How should government officials decide on whether to fund big projects such as fighter aircraft, highways, bridges, and other types of infrastructure?
First, they should check the Constitution to see whether they are legally allowed to spend on the object in consideration.
Second, they should assume that the item will cost at least twice as much as initial estimates indicate. There should be a 2-to-1 hurdle when the price tag of a project is being considered.
Let’s be conservative and say that a 50% cost overrun is typical, such that we can expect a new $1 billion project to actually cost taxpayers $1.5 billion. But as economists often point out, paying for $1.5 billion in government spending will cost taxpayers much more than $1.5 billion because of the “deadweight losses” or inefficiency costs created by extracting taxes from the private sector with a complex and high-rate system.

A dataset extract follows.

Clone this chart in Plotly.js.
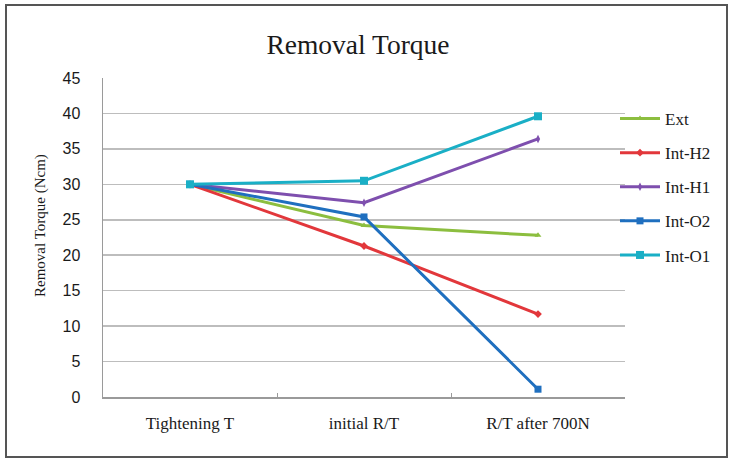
<!DOCTYPE html>
<html>
<head>
<meta charset="utf-8">
<script src="https://cdn.plot.ly/plotly-3.0.1.min.js"></script>
<style>html,body{margin:0;padding:0;background:#fff;}#chart{width:730px;height:465px;}</style>
</head>
<body>
<div id="chart"></div>
<script>
const categories = ["Tightening T", "initial R/T", "R/T after 700N"];
const seriesNames = ["Ext", "Int-H2", "Int-H1", "Int-O2", "Int-O1"];
const extValues = [30, 24.2, 22.8];
const intH2Values = [30, 21.3, 11.7];
const intH1Values = [30, 27.4, 36.4];
const intO2Values = [30, 25.4, 1.1];
const intO1Values = [30, 30.5, 39.6];
const yTicks = [0, 5, 10, 15, 20, 25, 30, 35, 40, 45];

const allValues = [extValues, intH2Values, intH1Values, intO2Values, intO1Values];
const colors = ["#8CBE3F", "#E2373B", "#7E4FAE", "#1F6FBF", "#1AAFC6"];
const symbols = ["triangle-up", "diamond", "diamond-tall", "square", "square"];
const sizes = [6, 6, 6, 7, 8];

const serif = "Liberation Serif, Times New Roman, serif";

const traces = seriesNames.map((name, i) => ({
  type: "scatter",
  mode: "lines+markers",
  name: name,
  x: categories,
  y: allValues[i],
  legendgroup: name,
  line: {color: colors[i], width: 3},
  marker: {symbol: symbols[i], size: sizes[i], color: colors[i]}
}));

// plot area in pixels: x 103..625, y 78..397
const L = 103, R = 625, T = 78, B = 397;
const pw = R - L, ph = B - T;
const px = v => (v - L) / pw;
const py = v => (B - v) / ph;

const layout = {
  width: 730, height: 465,
  margin: {l: L, r: 730 - R, t: T, b: 465 - B, pad: 0},
  paper_bgcolor: "#ffffff",
  plot_bgcolor: "#ffffff",
  title: {text: "Removal Torque", font: {family: serif, size: 27.5, color: "#1a1a1a"}, x: 358 / 730, xanchor: "center", y: 1 - 44 / 465, yanchor: "middle"},
  xaxis: {
    type: "category",
    range: [-0.5, 2.5],
    showgrid: false,
    showline: true, linecolor: "#9a9a9a", linewidth: 1.5,
    ticks: "inside", tickson: "boundaries", ticklen: 4, tickcolor: "#9a9a9a",
    tickfont: {family: serif, size: 17, color: "#1a1a1a"},
    ticklabelstandoff: 10,
    zeroline: false, fixedrange: true
  },
  yaxis: {
    range: [0, 45],
    tickvals: yTicks,
    showgrid: true, gridcolor: "#bdbdbd", gridwidth: 1.5,
    showline: true, linecolor: "#9a9a9a", linewidth: 1.5,
    ticks: "", zeroline: false,
    tickfont: {family: "Liberation Sans, Arial, sans-serif", size: 16, color: "#1a1a1a"},
    ticklabelstandoff: 18,
    fixedrange: true
  },
  annotations: [{
    text: "Removal Torque (Ncm)", textangle: -90,
    xref: "paper", yref: "paper", x: px(40), y: py(226),
    xanchor: "center", yanchor: "middle", showarrow: false,
    font: {family: serif, size: 15, color: "#1a1a1a"}
  }],
  legend: {
    x: px(615), xanchor: "left",
    y: py(101), yanchor: "top",
    bgcolor: "rgba(0,0,0,0)",
    font: {family: serif, size: 17, color: "#1a1a1a"},
    tracegroupgap: 9,
    itemwidth: 40
  },
  showlegend: true,
  shapes: [{
    type: "rect", xref: "paper", yref: "paper",
    x0: px(6), x1: px(727), y0: py(457), y1: py(5),
    line: {color: "#555555", width: 2}, fillcolor: "rgba(0,0,0,0)", layer: "below"
  }]
};

Plotly.newPlot("chart", traces, layout, {displayModeBar: false, staticPlot: true});
</script>
</body>
</html>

How much more? Harvard’s Martin Feldstein thinks deadweight losses might be $1 for each added dollar of taxes. But let’s be conservative and say it’s only 50 cents on the dollar. So government projects impose deadweight losses of 50% on costs that are likely to balloon at least 50%.
The bottom line is that when America’s taxpayers hear that politicians want to spend, say, $10 billion on a new scheme, they should assume that they will face an ultimate financial hit of $22.5 billion. And that’s conservative!